The NCAA is supporting the Philippine Drug Enforcement Agency’s order to mandate drug tests for all college athletes, but was quick to air concern over the expenses.
On Monday, spokesman Derrick Carreon told the Inquirer that PDEA director general Undersecretary Arturo Cacdac Jr. issued the directive in the wake of the arrest of Far Eastern University starter Anthony Hargrove and reserve Adam Mohammed last week for alleged possession of marijuana.
NCAA Season 88 chairman Fr. Victor Calvo, O.P. said the country’s oldest collegiate league is willing to comply with the order but aired questions on how the directive will be implemented, specifically on who would cover the huge expenses involved.
“I don’t see any problem with that.

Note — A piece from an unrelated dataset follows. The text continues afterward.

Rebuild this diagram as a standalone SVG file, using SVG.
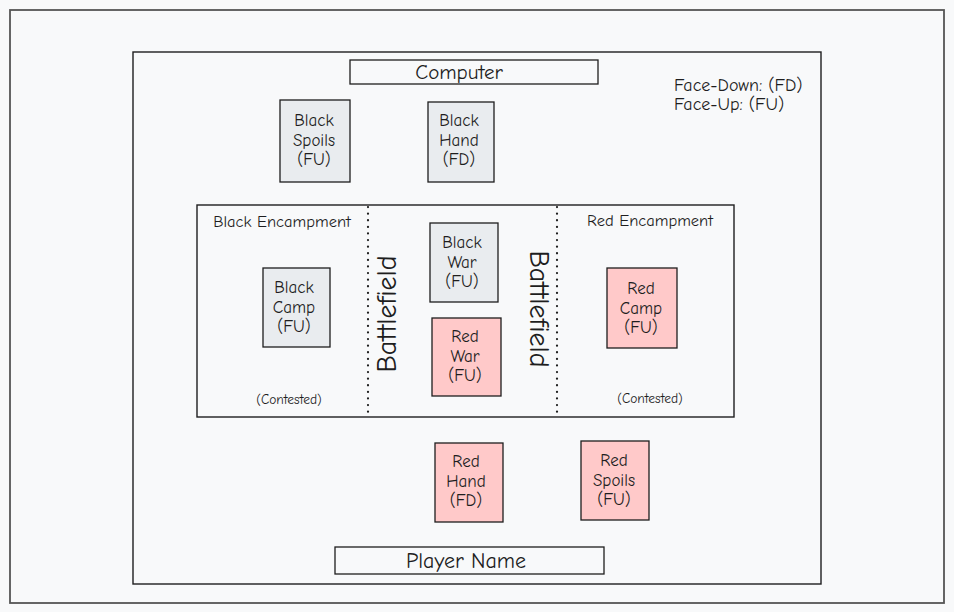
<svg xmlns="http://www.w3.org/2000/svg" width="954" height="612" viewBox="0 0 954 612">
<style>
.frame{fill:none;stroke:#1e1e1e;stroke-width:1.4}
.outer{fill:none;stroke:#555;stroke-width:1.8}
.card{stroke:#1e1e1e;stroke-width:1.3}
.gray{fill:#e9ecef}
.red{fill:#ffc9c9}
.bar{fill:#f8f9fa;stroke:#1e1e1e;stroke-width:1.3}
.dot{stroke:#1e1e1e;stroke-width:2.2;stroke-dasharray:0.1 6.5;stroke-linecap:round;fill:none}
text{font-family:"Comic Neue","Liberation Sans",sans-serif;fill:#1e1e1e}
.t{font-size:17px;text-anchor:middle}
.lbl{font-size:16.5px;text-anchor:middle}
.sm{font-size:13.5px;text-anchor:middle}
.bf{font-size:28px;text-anchor:middle}
</style>
<rect width="954" height="612" fill="#f8f9fa"/>
<g id="outer-frame"><rect class="outer" x="10" y="10" width="934" height="593"/></g>
<g id="board"><rect class="frame" x="133" y="52" width="688" height="532"/></g>
<g id="computer"><rect class="bar" x="350" y="60" width="248" height="24"/><text x="459" y="79" font-size="21" text-anchor="middle">Computer</text></g>
<g id="legend"><text x="674" y="91" font-size="18">Face-Down: (FD)</text><text x="674" y="110" font-size="18">Face-Up: (FU)</text></g>
<g id="black-spoils"><rect class="card gray" x="280" y="100" width="70" height="82"/><text class="t" x="314" y="126">Black</text><text class="t" x="314" y="146">Spoils</text><text class="t" x="314" y="165">(FU)</text></g>
<g id="black-hand"><rect class="card gray" x="428" y="102" width="66" height="80"/><text class="t" x="459" y="126">Black</text><text class="t" x="459" y="146">Hand</text><text class="t" x="459" y="165">(FD)</text></g>
<g id="encampments"><rect class="frame" x="197" y="205" width="537" height="212"/>
<text class="lbl" x="282" y="227">Black Encampment</text><text class="lbl" x="650" y="226">Red Encampment</text>
<text class="sm" x="289" y="404">(Contested)</text><text class="sm" x="650" y="403">(Contested)</text></g>
<g id="connectors"><line class="dot" x1="368" y1="207" x2="368" y2="416"/><line class="dot" x1="557" y1="207" x2="557" y2="416"/></g>
<g id="battlefield-left"><text class="bf" transform="translate(396 314) rotate(-90)">Battlefield</text></g>
<g id="battlefield-right"><text class="bf" transform="translate(530 309) rotate(90)">Battlefield</text></g>
<g id="black-camp"><rect class="card gray" x="263" y="268" width="67" height="79"/><text class="t" x="294" y="293">Black</text><text class="t" x="294" y="313">Camp</text><text class="t" x="294" y="332">(FU)</text></g>
<g id="black-war"><rect class="card gray" x="430" y="223" width="68" height="79"/><text class="t" x="462" y="248">Black</text><text class="t" x="462" y="268">War</text><text class="t" x="462" y="287">(FU)</text></g>
<g id="red-war"><rect class="card red" x="432" y="318" width="69" height="78"/><text class="t" x="465" y="342">Red</text><text class="t" x="465" y="362">War</text><text class="t" x="465" y="381">(FU)</text></g>
<g id="red-camp"><rect class="card red" x="607" y="268" width="70" height="80"/><text class="t" x="641" y="294">Red</text><text class="t" x="641" y="314">Camp</text><text class="t" x="641" y="333">(FU)</text></g>
<g id="red-hand"><rect class="card red" x="435" y="443" width="68" height="79"/><text class="t" x="466" y="467">Red</text><text class="t" x="466" y="487">Hand</text><text class="t" x="466" y="506">(FD)</text></g>
<g id="red-spoils"><rect class="card red" x="581" y="441" width="68" height="79"/><text class="t" x="614" y="466">Red</text><text class="t" x="614" y="486">Spoils</text><text class="t" x="614" y="505">(FU)</text></g>
<g id="player-name"><rect class="bar" x="335" y="547" width="269" height="27"/><text x="466" y="568" font-size="22" text-anchor="middle">Player Name</text></g>
</svg>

It’s for the best,” Calvo said in a phone interview with Spin.ph on Monday. “Ang tanong ko lang, are they authorized to require, and who will pay for it?”
The Dominican priest, who is also Letran’s athletic director, said the NCAA has been doing mandatory drug testing on all basketball players prior to the start of each season for 10 years now.
However, the league does not require all college athletes outside basketball to undergo drug tests due of budget constraints, Calvo said.
“You’re talking here of around twenty thousand athletes,” he said.
Drug tests done by the NCAA's rival league, the UAAP, are also limited to basketball players and done only before the start of each season.
Calvo, however, was quick to add that the league will find a way to solve the matter regardless if PDEA will shoulder the expenses for the tests or not.
“Even if not, we’ll find ways,” Calvo said. “Gambling-free and drug-free league naman ang gusto nating mangyari.”
Calvo said some schools like Letran are already implementing mandatory drug testing not just on their athletes but on all their students as well.
Calvo said he will also bring up in the NCAA board's meeting on Tuesday morning the case of La Salle Greenhills coach Jhun Roy Torrenchoa, who was arrested, along with United Football League booter Gerald Orcullo and another companion, last week for alleged drug-pushing.
Calvo said that NCAA rules state that anyone affiliated with the league who tests positive for illegal drugs is automatically expelled, adding there have been cases in the past where schools expelled athletes who tested positive of illegal drugs after conducting their own tests.